• **THE PROBLEM**: Exactly as written, retype the listing below, omitting the pictures.

-- start --

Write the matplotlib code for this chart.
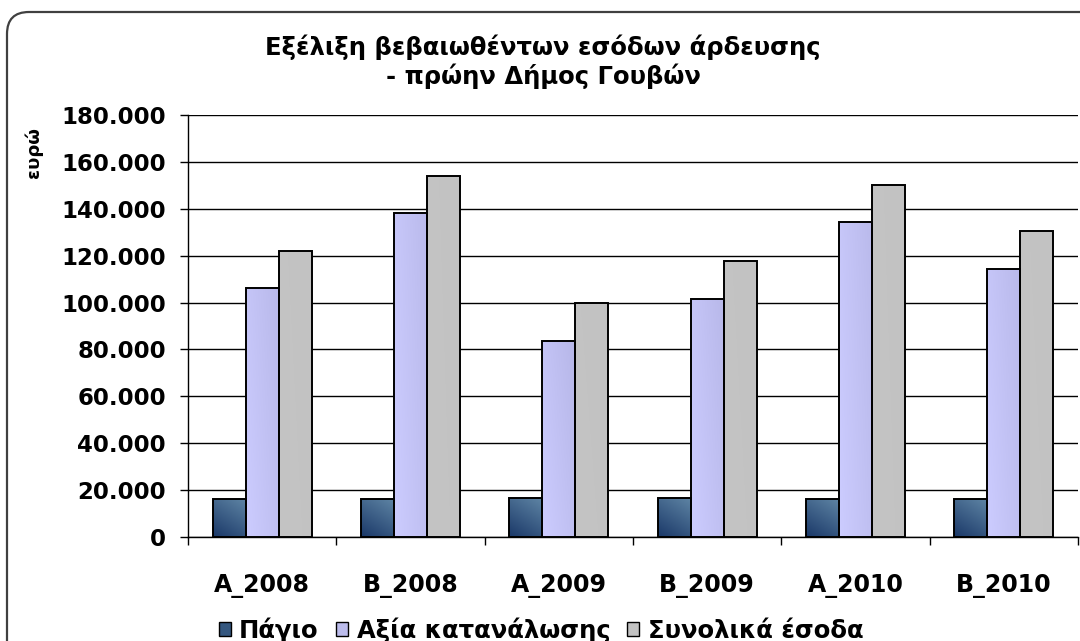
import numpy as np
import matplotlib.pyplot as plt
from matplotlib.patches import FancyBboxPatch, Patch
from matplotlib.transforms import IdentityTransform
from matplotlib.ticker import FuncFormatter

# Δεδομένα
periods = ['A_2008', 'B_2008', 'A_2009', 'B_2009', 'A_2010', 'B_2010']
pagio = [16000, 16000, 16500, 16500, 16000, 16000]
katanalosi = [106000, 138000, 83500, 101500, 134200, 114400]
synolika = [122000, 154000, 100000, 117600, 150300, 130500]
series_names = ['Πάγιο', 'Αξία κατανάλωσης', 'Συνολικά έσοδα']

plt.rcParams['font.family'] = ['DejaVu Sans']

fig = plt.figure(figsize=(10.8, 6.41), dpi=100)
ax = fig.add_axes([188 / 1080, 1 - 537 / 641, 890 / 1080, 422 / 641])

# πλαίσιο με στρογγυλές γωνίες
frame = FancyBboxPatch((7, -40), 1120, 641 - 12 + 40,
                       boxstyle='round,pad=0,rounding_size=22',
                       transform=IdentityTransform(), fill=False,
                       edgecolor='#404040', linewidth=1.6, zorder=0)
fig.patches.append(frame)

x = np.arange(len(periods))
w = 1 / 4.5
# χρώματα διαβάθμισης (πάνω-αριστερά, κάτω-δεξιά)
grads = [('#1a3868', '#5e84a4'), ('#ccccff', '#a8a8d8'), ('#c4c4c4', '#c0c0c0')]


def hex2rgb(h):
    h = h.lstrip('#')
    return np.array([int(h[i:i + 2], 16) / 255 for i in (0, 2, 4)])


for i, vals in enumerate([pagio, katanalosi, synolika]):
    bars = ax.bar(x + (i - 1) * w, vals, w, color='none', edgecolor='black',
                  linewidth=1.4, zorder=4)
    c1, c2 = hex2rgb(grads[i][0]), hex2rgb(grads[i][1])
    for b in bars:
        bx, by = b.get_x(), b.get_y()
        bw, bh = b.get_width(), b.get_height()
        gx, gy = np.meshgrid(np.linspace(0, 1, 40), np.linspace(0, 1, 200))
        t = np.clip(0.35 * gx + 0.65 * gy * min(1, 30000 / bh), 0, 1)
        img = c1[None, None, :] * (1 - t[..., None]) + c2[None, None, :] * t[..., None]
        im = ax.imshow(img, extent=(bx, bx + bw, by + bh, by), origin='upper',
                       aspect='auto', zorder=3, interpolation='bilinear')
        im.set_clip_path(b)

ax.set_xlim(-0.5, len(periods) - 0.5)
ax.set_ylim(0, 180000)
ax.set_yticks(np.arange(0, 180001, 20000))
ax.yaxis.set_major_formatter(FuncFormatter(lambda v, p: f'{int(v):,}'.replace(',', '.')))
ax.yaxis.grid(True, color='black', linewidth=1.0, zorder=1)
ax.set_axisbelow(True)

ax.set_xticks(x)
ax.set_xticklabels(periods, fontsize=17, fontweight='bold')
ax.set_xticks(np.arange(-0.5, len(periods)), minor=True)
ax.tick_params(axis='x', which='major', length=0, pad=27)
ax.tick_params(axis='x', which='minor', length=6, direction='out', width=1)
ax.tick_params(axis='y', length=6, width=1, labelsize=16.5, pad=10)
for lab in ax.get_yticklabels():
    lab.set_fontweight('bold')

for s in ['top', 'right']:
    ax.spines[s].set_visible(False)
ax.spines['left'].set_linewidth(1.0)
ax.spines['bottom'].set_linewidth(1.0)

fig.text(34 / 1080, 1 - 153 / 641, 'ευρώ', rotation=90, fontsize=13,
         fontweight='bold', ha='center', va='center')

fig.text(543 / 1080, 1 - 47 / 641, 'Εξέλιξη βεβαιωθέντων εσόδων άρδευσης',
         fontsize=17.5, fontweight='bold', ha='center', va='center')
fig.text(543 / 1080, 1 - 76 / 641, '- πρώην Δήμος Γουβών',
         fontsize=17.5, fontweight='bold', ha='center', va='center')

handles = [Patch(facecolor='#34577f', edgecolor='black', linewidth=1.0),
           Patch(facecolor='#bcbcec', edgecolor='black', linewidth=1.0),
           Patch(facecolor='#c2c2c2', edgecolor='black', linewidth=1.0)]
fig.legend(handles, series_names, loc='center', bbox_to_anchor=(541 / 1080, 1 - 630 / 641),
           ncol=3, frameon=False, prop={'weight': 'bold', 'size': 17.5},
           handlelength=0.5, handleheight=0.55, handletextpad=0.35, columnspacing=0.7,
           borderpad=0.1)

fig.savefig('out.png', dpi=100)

-- end --

• **COMPLETE OUTPUT**:
Write the matplotlib code for this chart.
import numpy as np
import matplotlib.pyplot as plt
from matplotlib.patches import FancyBboxPatch, Patch
from matplotlib.transforms import IdentityTransform
from matplotlib.ticker import FuncFormatter

# Δεδομένα
periods = ['A_2008', 'B_2008', 'A_2009', 'B_2009', 'A_2010', 'B_2010']
pagio = [16000, 16000, 16500, 16500, 16000, 16000]
katanalosi = [106000, 138000, 83500, 101500, 134200, 114400]
synolika = [122000, 154000, 100000, 117600, 150300, 130500]
series_names = ['Πάγιο', 'Αξία κατανάλωσης', 'Συνολικά έσοδα']

plt.rcParams['font.family'] = ['DejaVu Sans']

fig = plt.figure(figsize=(10.8, 6.41), dpi=100)
ax = fig.add_axes([188 / 1080, 1 - 537 / 641, 890 / 1080, 422 / 641])

# πλαίσιο με στρογγυλές γωνίες
frame = FancyBboxPatch((7, -40), 1120, 641 - 12 + 40,
                       boxstyle='round,pad=0,rounding_size=22',
                       transform=IdentityTransform(), fill=False,
                       edgecolor='#404040', linewidth=1.6, zorder=0)
fig.patches.append(frame)

x = np.arange(len(periods))
w = 1 / 4.5
# χρώματα διαβάθμισης (πάνω-αριστερά, κάτω-δεξιά)
grads = [('#1a3868', '#5e84a4'), ('#ccccff', '#a8a8d8'), ('#c4c4c4', '#c0c0c0')]


def hex2rgb(h):
    h = h.lstrip('#')
    return np.array([int(h[i:i + 2], 16) / 255 for i in (0, 2, 4)])


for i, vals in enumerate([pagio, katanalosi, synolika]):
    bars = ax.bar(x + (i - 1) * w, vals, w, color='none', edgecolor='black',
                  linewidth=1.4, zorder=4)
    c1, c2 = hex2rgb(grads[i][0]), hex2rgb(grads[i][1])
    for b in bars:
        bx, by = b.get_x(), b.get_y()
        bw, bh = b.get_width(), b.get_height()
        gx, gy = np.meshgrid(np.linspace(0, 1, 40), np.linspace(0, 1, 200))
        t = np.clip(0.35 * gx + 0.65 * gy * min(1, 30000 / bh), 0, 1)
        img = c1[None, None, :] * (1 - t[..., None]) + c2[None, None, :] * t[..., None]
        im = ax.imshow(img, extent=(bx, bx + bw, by + bh, by), origin='upper',
                       aspect='auto', zorder=3, interpolation='bilinear')
        im.set_clip_path(b)

ax.set_xlim(-0.5, len(periods) - 0.5)
ax.set_ylim(0, 180000)
ax.set_yticks(np.arange(0, 180001, 20000))
ax.yaxis.set_major_formatter(FuncFormatter(lambda v, p: f'{int(v):,}'.replace(',', '.')))
ax.yaxis.grid(True, color='black', linewidth=1.0, zorder=1)
ax.set_axisbelow(True)

ax.set_xticks(x)
ax.set_xticklabels(periods, fontsize=17, fontweight='bold')
ax.set_xticks(np.arange(-0.5, len(periods)), minor=True)
ax.tick_params(axis='x', which='major', length=0, pad=27)
ax.tick_params(axis='x', which='minor', length=6, direction='out', width=1)
ax.tick_params(axis='y', length=6, width=1, labelsize=16.5, pad=10)
for lab in ax.get_yticklabels():
    lab.set_fontweight('bold')

for s in ['top', 'right']:
    ax.spines[s].set_visible(False)
ax.spines['left'].set_linewidth(1.0)
ax.spines['bottom'].set_linewidth(1.0)

fig.text(34 / 1080, 1 - 153 / 641, 'ευρώ', rotation=90, fontsize=13,
         fontweight='bold', ha='center', va='center')

fig.text(543 / 1080, 1 - 47 / 641, 'Εξέλιξη βεβαιωθέντων εσόδων άρδευσης',
         fontsize=17.5, fontweight='bold', ha='center', va='center')
fig.text(543 / 1080, 1 - 76 / 641, '- πρώην Δήμος Γουβών',
         fontsize=17.5, fontweight='bold', ha='center', va='center')

handles = [Patch(facecolor='#34577f', edgecolor='black', linewidth=1.0),
           Patch(facecolor='#bcbcec', edgecolor='black', linewidth=1.0),
           Patch(facecolor='#c2c2c2', edgecolor='black', linewidth=1.0)]
fig.legend(handles, series_names, loc='center', bbox_to_anchor=(541 / 1080, 1 - 630 / 641),
           ncol=3, frameon=False, prop={'weight': 'bold', 'size': 17.5},
           handlelength=0.5, handleheight=0.55, handletextpad=0.35, columnspacing=0.7,
           borderpad=0.1)

fig.savefig('out.png', dpi=100)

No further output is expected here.